We did get an extension on this project in 1997. That year we went to 22” row spacing. Weather conditions were dry giving us a good seed bed for the soybeans. The soybean stand was so thick at the time of planting the vetch and rye that is smothered them out. Not enough sunlight was able to get down through the soybeans to get much of a stand started. So again conditions were not great for vetch and rye growth. So in October of 1997 we planted the rye and vetch right behind the combine and got a ½” stand before frost and snow. This did hold the soil from blowing and the rye in July of 1998 produced 60 bushels frost and snow. This did hold the soil form blowing and the rye in July of 1998 produced 60 bushels to the acre. Nice crop for our area. So I was very pleased with the outcome. Vetch not only produced some needed nitrogen but it also kept weed growth to a minimum. It also helped in less soil erosion.

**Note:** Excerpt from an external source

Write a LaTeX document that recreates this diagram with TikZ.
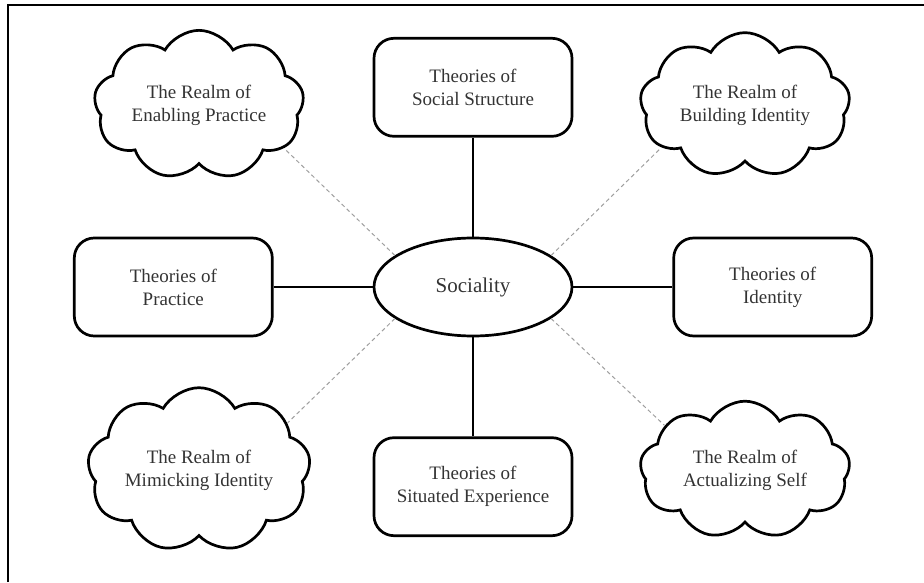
\documentclass[tikz,border=0pt]{standalone}
\usepackage{fontspec}
\setmainfont{Liberation Serif}
\usetikzlibrary{positioning,shapes.geometric,shapes.symbols}

\tikzset{
    theorybox/.style={draw, line width=2.7pt, rounded corners=20pt, minimum width=198pt, minimum height=98pt,
        align=center, text=black!80, font=\fontsize{19}{23}\selectfont},
    realm/.style={cloud, draw, line width=2.7pt, cloud puffs=9, cloud puff arc=120, aspect=1.6,
        minimum width=210pt, minimum height=132pt, inner sep=0pt, align=center, text=black!80,
        font=\fontsize{19}{23}\selectfont},
    core/.style={ellipse, draw, line width=2.7pt, minimum width=198pt, minimum height=98pt,
        text=black!80, font=\fontsize{21}{25}\selectfont},
    tie/.style={line width=2.8pt},
    realmlink/.style={gray!75, line width=1pt, dash pattern=on 4pt off 3pt}
}

\begin{document}
\begin{tikzpicture}[x=1pt,y=1pt]
        \useasboundingbox (0,0) rectangle (924,582);
        \draw[line width=1.5pt] (8,0) -- (8,577) -- (924,577);
        \node[core] (soc) at (473,295) {Sociality};
        \node[theorybox, above=99pt of soc] (struct) {Theories of\\Social Structure};
        \node[theorybox, left=99pt of soc] (prac) {Theories of\\Practice};
        \node[theorybox, right=99pt of soc] (ident) {Theories of\\Identity};
        \node[theorybox, below=99pt of soc] (situ) {Theories of\\Situated Experience};
        \node[realm] (enab) at (199,477) {The Realm of\\Enabling Practice};
        \node[realm] (build) at (745,477) {The Realm of\\Building Identity};
        \node[realm] (mimic) at (199,112) {The Realm of\\Mimicking Identity};
        \node[realm] (actual) at (745,112) {The Realm of\\Actualizing Self};
        \draw[tie] (struct) -- (soc);
        \draw[tie] (prac) -- (soc);
        \draw[tie] (ident) -- (soc);
        \draw[tie] (situ) -- (soc);
        \draw[realmlink] (soc.158) -- (enab.-27);
        \draw[realmlink] (soc.22) -- (build.207);
        \draw[realmlink] (soc.202) -- (mimic.28);
        \draw[realmlink] (soc.-22) -- (actual.151);
    \end{tikzpicture}
\end{document}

Planting Rye and Vetch into Sunflower Fields:
This project is very timely in when to plant the rye and vetch to maximize beneficial use. Weather plays a big factor into getting a stand of vetch and rye. On our farm parts of the field were okay but most of the field had too thin of a stand. We took two samples of one square foot per site and weighed them. First sample of vetch biomass weighed 3430 pounds time 3% gave 103 pounds of available nitrogen per acre. The second sample of vetch biomass weighed 2147 pounds times 3% gave 64 pounds of available nitrogen per acre. I got the 3% factor fro the book “Green Manure and Cover Crops” Written by T. Hayden Rogers and Joel E. Gidden in the 1957 year book of agriculture published by the USDA.
We did notice that barley raised the next year on the ground not worked the previous fall produced 10 bushels less per acre. I feel that was because the seed bed was not as mellow but harder where the vetch was.
I plan a field day tours on my farm this summer which will be video taped and used at our NPSAS Convention at which I have been invited to speak on this project. Usually 200 or more attend this convention in January. Grant and Deuel County Soybean Association would also cooperate in another field day. I would be willing to make a presentation of the project if they so desire. We will make signs indicating a research plot is located here.